Short task
Transcribe the whole listing without a single picture.

================================

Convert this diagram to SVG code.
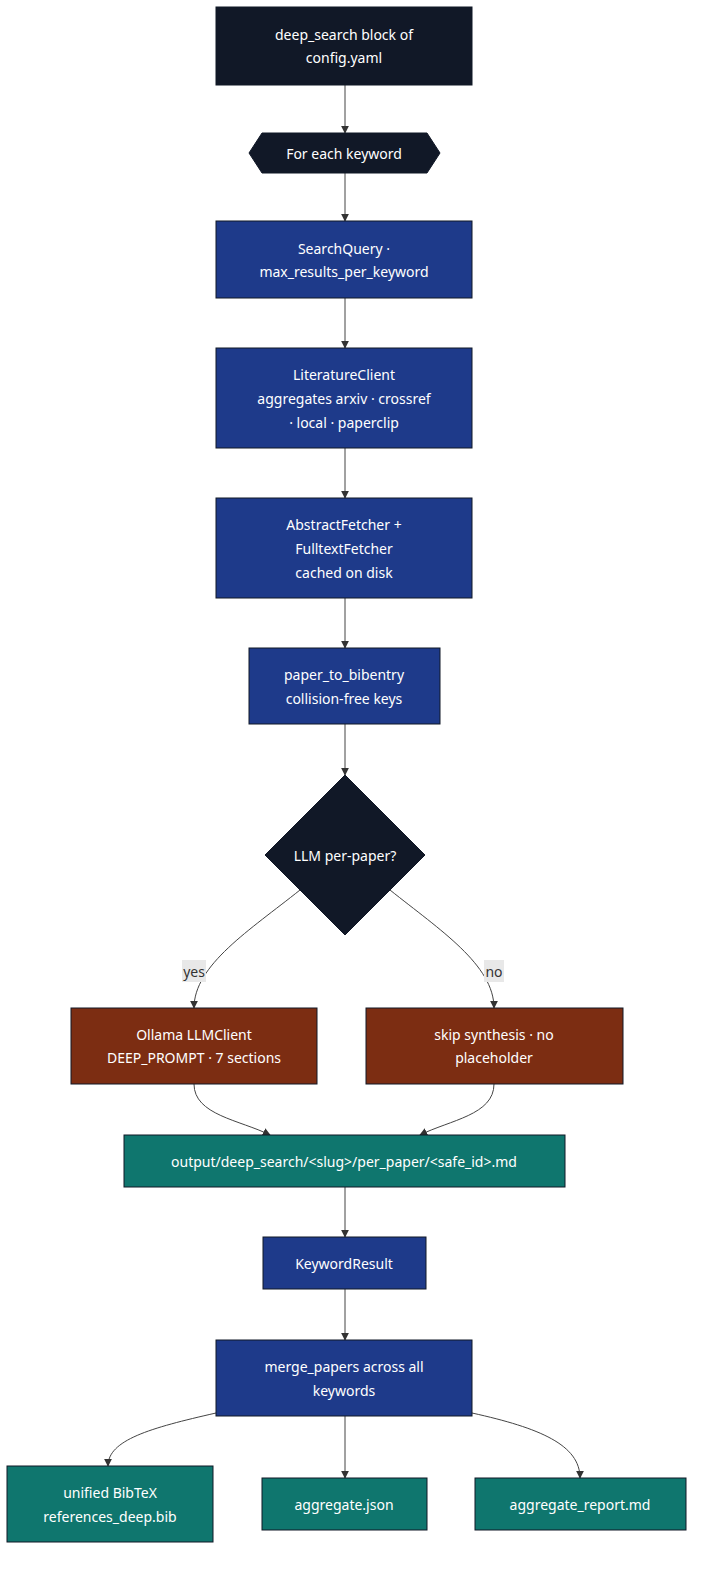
<svg xmlns="http://www.w3.org/2000/svg" width="704" height="1573" viewBox="0 0 704 1573">
<style>
text{font-family:"Noto Sans","Liberation Sans",sans-serif;font-size:14px;fill:#fff;text-anchor:middle;dominant-baseline:central}
.d{fill:#111827;stroke:#111827}
.b{fill:#1e3a8a;stroke:#111827}
.r{fill:#7c2d12;stroke:#111827}
.t{fill:#0f766e;stroke:#111827}
.e{fill:none;stroke:#444;stroke-width:1}
.lb{fill:#e8e8e8}
.lt{fill:#333}
</style>
<defs><marker id="a" viewBox="0 0 10 10" refX="9" refY="5" markerWidth="8" markerHeight="8" orient="auto"><path d="M0,0L10,5L0,10z" fill="#333"/></marker></defs>
<rect width="704" height="1573" fill="#fff"/>
<g id="connectors">
<path class="e" d="M345,85V133" marker-end="url(#a)"/>
<path class="e" d="M345,173V221" marker-end="url(#a)"/>
<path class="e" d="M345,298V348" marker-end="url(#a)"/>
<path class="e" d="M345,448V498" marker-end="url(#a)"/>
<path class="e" d="M345,598V648" marker-end="url(#a)"/>
<path class="e" d="M345,724V775" marker-end="url(#a)"/>
<path class="e" d="M300,890C250,930 194,965 194,1008" marker-end="url(#a)"/>
<path class="e" d="M390,890C440,930 494,965 494,1008" marker-end="url(#a)"/>
<path class="e" d="M194,1084C194,1115 240,1120 270,1135" marker-end="url(#a)"/>
<path class="e" d="M494,1084C494,1115 450,1120 420,1135" marker-end="url(#a)"/>
<path class="e" d="M345,1187V1237" marker-end="url(#a)"/>
<path class="e" d="M345,1289V1340" marker-end="url(#a)"/>
<path class="e" d="M216,1413C150,1428 108,1440 108,1466" marker-end="url(#a)"/>
<path class="e" d="M345,1416V1478" marker-end="url(#a)"/>
<path class="e" d="M472,1413C540,1428 580,1445 580,1478" marker-end="url(#a)"/>
<rect class="lb" x="182" y="960" width="24" height="22"/><text class="lt" x="194" y="971">yes</text>
<rect class="lb" x="484" y="960" width="20" height="22"/><text class="lt" x="494" y="971">no</text>
</g>
<g id="config"><rect class="d" x="216" y="7" width="256" height="78"/><text x="344" y="34">deep_search block of</text><text x="344" y="57">config.yaml</text></g>
<g id="foreach"><polygon class="d" points="249,153 262,133 427,133 440,153 427,173 262,173"/><text x="344" y="153">For each keyword</text></g>
<g id="searchquery"><rect class="b" x="216" y="221" width="256" height="77"/><text x="344" y="248">SearchQuery ·</text><text x="344" y="271">max_results_per_keyword</text></g>
<g id="litclient"><rect class="b" x="216" y="348" width="256" height="100"/><text x="344" y="374">LiteratureClient</text><text x="344" y="398">aggregates arxiv · crossref</text><text x="344" y="422">· local · paperclip</text></g>
<g id="fetcher"><rect class="b" x="216" y="498" width="256" height="100"/><text x="344" y="524">AbstractFetcher +</text><text x="344" y="548">FulltextFetcher</text><text x="344" y="572">cached on disk</text></g>
<g id="bibentry"><rect class="b" x="249" y="648" width="191" height="76"/><text x="344" y="674">paper_to_bibentry</text><text x="344" y="698">collision-free keys</text></g>
<g id="llm"><polygon class="d" points="345,775 425,855 345,935 265,855"/><text x="345" y="855">LLM per-paper?</text></g>
<g id="ollama"><rect class="r" x="71" y="1008" width="246" height="76"/><text x="194" y="1034">Ollama LLMClient</text><text x="194" y="1057">DEEP_PROMPT · 7 sections</text></g>
<g id="skip"><rect class="r" x="366" y="1008" width="257" height="76"/><text x="494" y="1034">skip synthesis · no</text><text x="494" y="1057">placeholder</text></g>
<g id="output"><rect class="t" x="124" y="1135" width="441" height="52"/><text x="344" y="1161">output/deep_search/&lt;slug&gt;/per_paper/&lt;safe_id&gt;.md</text></g>
<g id="kwresult"><rect class="b" x="263" y="1237" width="163" height="52"/><text x="344" y="1263">KeywordResult</text></g>
<g id="merge"><rect class="b" x="216" y="1340" width="256" height="76"/><text x="344" y="1366">merge_papers across all</text><text x="344" y="1390">keywords</text></g>
<g id="bibtex"><rect class="t" x="7" y="1466" width="206" height="76"/><text x="110" y="1492">unified BibTeX</text><text x="110" y="1516">references_deep.bib</text></g>
<g id="aggjson"><rect class="t" x="262" y="1478" width="165" height="52"/><text x="344" y="1504">aggregate.json</text></g>
<g id="aggreport"><rect class="t" x="475" y="1478" width="211" height="52"/><text x="580" y="1504">aggregate_report.md</text></g>
</svg>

================================

In response
Convert this diagram to SVG code.
<svg xmlns="http://www.w3.org/2000/svg" width="704" height="1573" viewBox="0 0 704 1573">
<style>
text{font-family:"Noto Sans","Liberation Sans",sans-serif;font-size:14px;fill:#fff;text-anchor:middle;dominant-baseline:central}
.d{fill:#111827;stroke:#111827}
.b{fill:#1e3a8a;stroke:#111827}
.r{fill:#7c2d12;stroke:#111827}
.t{fill:#0f766e;stroke:#111827}
.e{fill:none;stroke:#444;stroke-width:1}
.lb{fill:#e8e8e8}
.lt{fill:#333}
</style>
<defs><marker id="a" viewBox="0 0 10 10" refX="9" refY="5" markerWidth="8" markerHeight="8" orient="auto"><path d="M0,0L10,5L0,10z" fill="#333"/></marker></defs>
<rect width="704" height="1573" fill="#fff"/>
<g id="connectors">
<path class="e" d="M345,85V133" marker-end="url(#a)"/>
<path class="e" d="M345,173V221" marker-end="url(#a)"/>
<path class="e" d="M345,298V348" marker-end="url(#a)"/>
<path class="e" d="M345,448V498" marker-end="url(#a)"/>
<path class="e" d="M345,598V648" marker-end="url(#a)"/>
<path class="e" d="M345,724V775" marker-end="url(#a)"/>
<path class="e" d="M300,890C250,930 194,965 194,1008" marker-end="url(#a)"/>
<path class="e" d="M390,890C440,930 494,965 494,1008" marker-end="url(#a)"/>
<path class="e" d="M194,1084C194,1115 240,1120 270,1135" marker-end="url(#a)"/>
<path class="e" d="M494,1084C494,1115 450,1120 420,1135" marker-end="url(#a)"/>
<path class="e" d="M345,1187V1237" marker-end="url(#a)"/>
<path class="e" d="M345,1289V1340" marker-end="url(#a)"/>
<path class="e" d="M216,1413C150,1428 108,1440 108,1466" marker-end="url(#a)"/>
<path class="e" d="M345,1416V1478" marker-end="url(#a)"/>
<path class="e" d="M472,1413C540,1428 580,1445 580,1478" marker-end="url(#a)"/>
<rect class="lb" x="182" y="960" width="24" height="22"/><text class="lt" x="194" y="971">yes</text>
<rect class="lb" x="484" y="960" width="20" height="22"/><text class="lt" x="494" y="971">no</text>
</g>
<g id="config"><rect class="d" x="216" y="7" width="256" height="78"/><text x="344" y="34">deep_search block of</text><text x="344" y="57">config.yaml</text></g>
<g id="foreach"><polygon class="d" points="249,153 262,133 427,133 440,153 427,173 262,173"/><text x="344" y="153">For each keyword</text></g>
<g id="searchquery"><rect class="b" x="216" y="221" width="256" height="77"/><text x="344" y="248">SearchQuery ·</text><text x="344" y="271">max_results_per_keyword</text></g>
<g id="litclient"><rect class="b" x="216" y="348" width="256" height="100"/><text x="344" y="374">LiteratureClient</text><text x="344" y="398">aggregates arxiv · crossref</text><text x="344" y="422">· local · paperclip</text></g>
<g id="fetcher"><rect class="b" x="216" y="498" width="256" height="100"/><text x="344" y="524">AbstractFetcher +</text><text x="344" y="548">FulltextFetcher</text><text x="344" y="572">cached on disk</text></g>
<g id="bibentry"><rect class="b" x="249" y="648" width="191" height="76"/><text x="344" y="674">paper_to_bibentry</text><text x="344" y="698">collision-free keys</text></g>
<g id="llm"><polygon class="d" points="345,775 425,855 345,935 265,855"/><text x="345" y="855">LLM per-paper?</text></g>
<g id="ollama"><rect class="r" x="71" y="1008" width="246" height="76"/><text x="194" y="1034">Ollama LLMClient</text><text x="194" y="1057">DEEP_PROMPT · 7 sections</text></g>
<g id="skip"><rect class="r" x="366" y="1008" width="257" height="76"/><text x="494" y="1034">skip synthesis · no</text><text x="494" y="1057">placeholder</text></g>
<g id="output"><rect class="t" x="124" y="1135" width="441" height="52"/><text x="344" y="1161">output/deep_search/&lt;slug&gt;/per_paper/&lt;safe_id&gt;.md</text></g>
<g id="kwresult"><rect class="b" x="263" y="1237" width="163" height="52"/><text x="344" y="1263">KeywordResult</text></g>
<g id="merge"><rect class="b" x="216" y="1340" width="256" height="76"/><text x="344" y="1366">merge_papers across all</text><text x="344" y="1390">keywords</text></g>
<g id="bibtex"><rect class="t" x="7" y="1466" width="206" height="76"/><text x="110" y="1492">unified BibTeX</text><text x="110" y="1516">references_deep.bib</text></g>
<g id="aggjson"><rect class="t" x="262" y="1478" width="165" height="52"/><text x="344" y="1504">aggregate.json</text></g>
<g id="aggreport"><rect class="t" x="475" y="1478" width="211" height="52"/><text x="580" y="1504">aggregate_report.md</text></g>
</svg>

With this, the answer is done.